Editor’s Note: Fr. Ben Daghir reflects on the stained-glass window of the Nativity scene at St. Catherine Church of Holy Spirit Parish in DuBois, Pa.
Our stained-glass window provides a valuable spiritual lesson. Notice the scene: dirty, lowly, muddy, messy, rough, and not the most welcoming place for the King of the Universe to rest his head.
There’s scum all over the ground. Animals are lying next to Jesus. Hay, dirt, mud, and animal waste are mixed in.
Yet, this is where Jesus rested during his first days after birth.
In many ways, the manger scene is reflective of the sinful soul. It’s reflective of my soul. I am a sinner. My soul can be like scum. My soul is like the ground on which the baby Jesus rested his head.
The point could not be clearer: Jesus can rest and will rest amid scum.
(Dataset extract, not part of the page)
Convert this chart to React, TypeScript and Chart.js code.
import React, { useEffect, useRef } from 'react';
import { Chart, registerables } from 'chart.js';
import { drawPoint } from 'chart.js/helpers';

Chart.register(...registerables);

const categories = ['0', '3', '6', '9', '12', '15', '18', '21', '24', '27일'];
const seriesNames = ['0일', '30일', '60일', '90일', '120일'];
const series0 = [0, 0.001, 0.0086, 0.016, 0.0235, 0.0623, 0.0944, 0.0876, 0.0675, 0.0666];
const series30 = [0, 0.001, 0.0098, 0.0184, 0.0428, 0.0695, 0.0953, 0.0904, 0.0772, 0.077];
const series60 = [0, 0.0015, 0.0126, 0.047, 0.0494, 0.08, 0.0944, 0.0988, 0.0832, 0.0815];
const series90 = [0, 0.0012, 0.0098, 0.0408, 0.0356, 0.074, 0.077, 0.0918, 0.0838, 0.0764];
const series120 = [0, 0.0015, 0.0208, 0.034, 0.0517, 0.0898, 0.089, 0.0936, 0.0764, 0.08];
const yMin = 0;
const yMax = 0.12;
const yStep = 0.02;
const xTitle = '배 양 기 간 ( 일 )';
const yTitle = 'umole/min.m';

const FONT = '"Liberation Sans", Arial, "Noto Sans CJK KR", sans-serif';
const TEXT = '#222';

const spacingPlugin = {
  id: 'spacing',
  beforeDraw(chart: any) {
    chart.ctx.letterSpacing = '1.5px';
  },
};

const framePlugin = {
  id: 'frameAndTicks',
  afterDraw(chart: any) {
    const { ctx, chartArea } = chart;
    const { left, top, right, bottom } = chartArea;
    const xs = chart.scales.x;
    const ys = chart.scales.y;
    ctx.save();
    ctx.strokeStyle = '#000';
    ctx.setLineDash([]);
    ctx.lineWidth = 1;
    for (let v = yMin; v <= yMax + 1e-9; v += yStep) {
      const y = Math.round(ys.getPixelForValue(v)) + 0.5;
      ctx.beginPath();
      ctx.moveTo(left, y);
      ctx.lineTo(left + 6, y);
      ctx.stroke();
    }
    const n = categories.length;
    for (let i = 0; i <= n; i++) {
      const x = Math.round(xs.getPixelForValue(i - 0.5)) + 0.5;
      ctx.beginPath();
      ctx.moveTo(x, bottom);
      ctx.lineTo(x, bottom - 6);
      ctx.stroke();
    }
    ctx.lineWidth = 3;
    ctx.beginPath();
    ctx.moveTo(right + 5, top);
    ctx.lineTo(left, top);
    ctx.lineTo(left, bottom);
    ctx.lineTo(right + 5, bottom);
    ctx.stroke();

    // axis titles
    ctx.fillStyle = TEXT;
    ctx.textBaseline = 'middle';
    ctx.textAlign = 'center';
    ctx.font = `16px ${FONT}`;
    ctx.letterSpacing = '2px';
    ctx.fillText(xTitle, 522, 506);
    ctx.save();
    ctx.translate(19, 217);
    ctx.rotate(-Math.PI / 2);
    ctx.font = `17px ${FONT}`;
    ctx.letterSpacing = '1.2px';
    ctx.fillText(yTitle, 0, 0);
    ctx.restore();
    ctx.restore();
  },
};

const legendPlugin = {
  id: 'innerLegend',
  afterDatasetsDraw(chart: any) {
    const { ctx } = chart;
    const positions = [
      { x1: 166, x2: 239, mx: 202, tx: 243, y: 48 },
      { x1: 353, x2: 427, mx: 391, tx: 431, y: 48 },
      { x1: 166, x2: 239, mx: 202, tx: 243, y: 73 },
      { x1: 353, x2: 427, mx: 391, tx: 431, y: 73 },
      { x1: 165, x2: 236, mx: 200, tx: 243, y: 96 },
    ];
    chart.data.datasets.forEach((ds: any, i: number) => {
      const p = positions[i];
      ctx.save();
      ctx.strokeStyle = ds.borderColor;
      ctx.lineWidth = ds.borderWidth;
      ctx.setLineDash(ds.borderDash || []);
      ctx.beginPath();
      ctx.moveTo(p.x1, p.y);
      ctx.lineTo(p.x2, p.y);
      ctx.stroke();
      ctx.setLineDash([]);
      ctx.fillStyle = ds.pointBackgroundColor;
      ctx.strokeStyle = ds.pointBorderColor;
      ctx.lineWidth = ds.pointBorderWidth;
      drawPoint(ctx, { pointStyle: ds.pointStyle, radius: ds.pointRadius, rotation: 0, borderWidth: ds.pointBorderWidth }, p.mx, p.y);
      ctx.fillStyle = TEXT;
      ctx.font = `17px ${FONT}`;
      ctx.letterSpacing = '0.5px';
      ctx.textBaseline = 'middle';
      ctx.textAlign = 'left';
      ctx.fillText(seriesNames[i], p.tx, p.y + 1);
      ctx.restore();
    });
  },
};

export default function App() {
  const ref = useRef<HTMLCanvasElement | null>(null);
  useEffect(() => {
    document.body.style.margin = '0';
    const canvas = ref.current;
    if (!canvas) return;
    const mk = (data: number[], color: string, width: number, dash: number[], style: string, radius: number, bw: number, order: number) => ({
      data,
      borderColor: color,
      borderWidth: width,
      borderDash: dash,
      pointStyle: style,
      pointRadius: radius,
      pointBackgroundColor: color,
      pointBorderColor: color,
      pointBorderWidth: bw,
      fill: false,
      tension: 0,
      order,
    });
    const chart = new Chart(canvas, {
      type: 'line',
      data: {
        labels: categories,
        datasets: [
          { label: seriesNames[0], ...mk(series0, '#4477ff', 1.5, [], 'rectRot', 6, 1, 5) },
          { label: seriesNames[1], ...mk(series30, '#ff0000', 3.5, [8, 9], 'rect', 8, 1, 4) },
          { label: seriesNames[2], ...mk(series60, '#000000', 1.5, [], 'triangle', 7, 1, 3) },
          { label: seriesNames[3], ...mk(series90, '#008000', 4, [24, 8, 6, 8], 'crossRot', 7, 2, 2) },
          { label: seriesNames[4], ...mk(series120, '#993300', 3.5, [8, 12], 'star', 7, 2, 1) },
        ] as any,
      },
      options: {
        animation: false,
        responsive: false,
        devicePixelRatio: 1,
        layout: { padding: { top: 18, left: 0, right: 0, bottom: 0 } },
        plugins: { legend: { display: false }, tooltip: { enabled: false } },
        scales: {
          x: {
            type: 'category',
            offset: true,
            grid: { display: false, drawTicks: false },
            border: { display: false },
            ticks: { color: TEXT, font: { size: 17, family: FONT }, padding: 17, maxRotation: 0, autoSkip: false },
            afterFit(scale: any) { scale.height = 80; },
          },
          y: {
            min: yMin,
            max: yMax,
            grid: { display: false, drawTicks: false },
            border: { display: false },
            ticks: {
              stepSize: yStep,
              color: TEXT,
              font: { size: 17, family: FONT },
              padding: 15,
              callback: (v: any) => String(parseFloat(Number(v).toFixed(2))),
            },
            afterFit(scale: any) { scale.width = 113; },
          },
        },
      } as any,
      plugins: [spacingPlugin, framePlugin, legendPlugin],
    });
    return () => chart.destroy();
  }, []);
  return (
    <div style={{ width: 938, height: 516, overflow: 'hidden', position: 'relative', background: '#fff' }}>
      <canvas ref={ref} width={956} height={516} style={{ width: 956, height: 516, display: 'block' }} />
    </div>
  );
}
In fact, He desires most to be with sinners.
Consider the Gospel of Luke when the Pharisees questioned why Jesus ate dinner with sinners. Jesus said, “It is not the healthy who need a doctor, but the sick” (Luke 5:39).

So many of us think that our minds and hearts are not suited to welcoming Jesus. We believe we are not good enough, not holy enough, not morally upright enough, not enough, etc. Yet, Jesus spent a tremendous amount of time with sinners, with the scum of 1st-century society.
This stained-glass window shows Jesus Christ resting his head amid scum as opposed to the pillow of a 1st-century palace.
Jesus can make do with scum. Jesus can turn it into his home. Jesus can transform a place of scum into the resting place of God. Jesus can transform a sinner into a saint.
How often do we think that we must be perfect and spotless? Of course, the goal is for our souls to be “whiter than snow” and for us to be “perfect, just as our Heavenly Father is perfect.” But do we think this happens before Jesus arrives?
The spiritual life, much like the scene in this stained-glass window, is messy, muddy, often disorganized, and there’s scum involved. Jesus enters into all of this and seeks to transform it.
Take another look at the scene in the stained-glass window.
I encourage us to look closely at Jesus, the Virgin Mary, and St. Joseph. I encourage us to do so for long periods of time.
But I also encourage you to take a closer look at the scum in the window. Look at the dirt. Look at the mud. Look at what the animals leave on the ground.
Jesus still rests his head in all of it. Jesus desires to enter into the dirt, into the mud, and into the scum.
Quite beautifully, the stained-glass window has open space. The artist brilliantly left space in the scene. There’s room amid all of the scum. Jesus wants more sinners to be near him.
Our souls are depicted in this marvelous stained-glass window. Jesus can rest his head in the stench and the scum. He doesn’t run away from it.
Jesus desires to enter into our lives. Of course, this means allowing Him to rest His head on our gifts and talents, as well as our sins and weaknesses.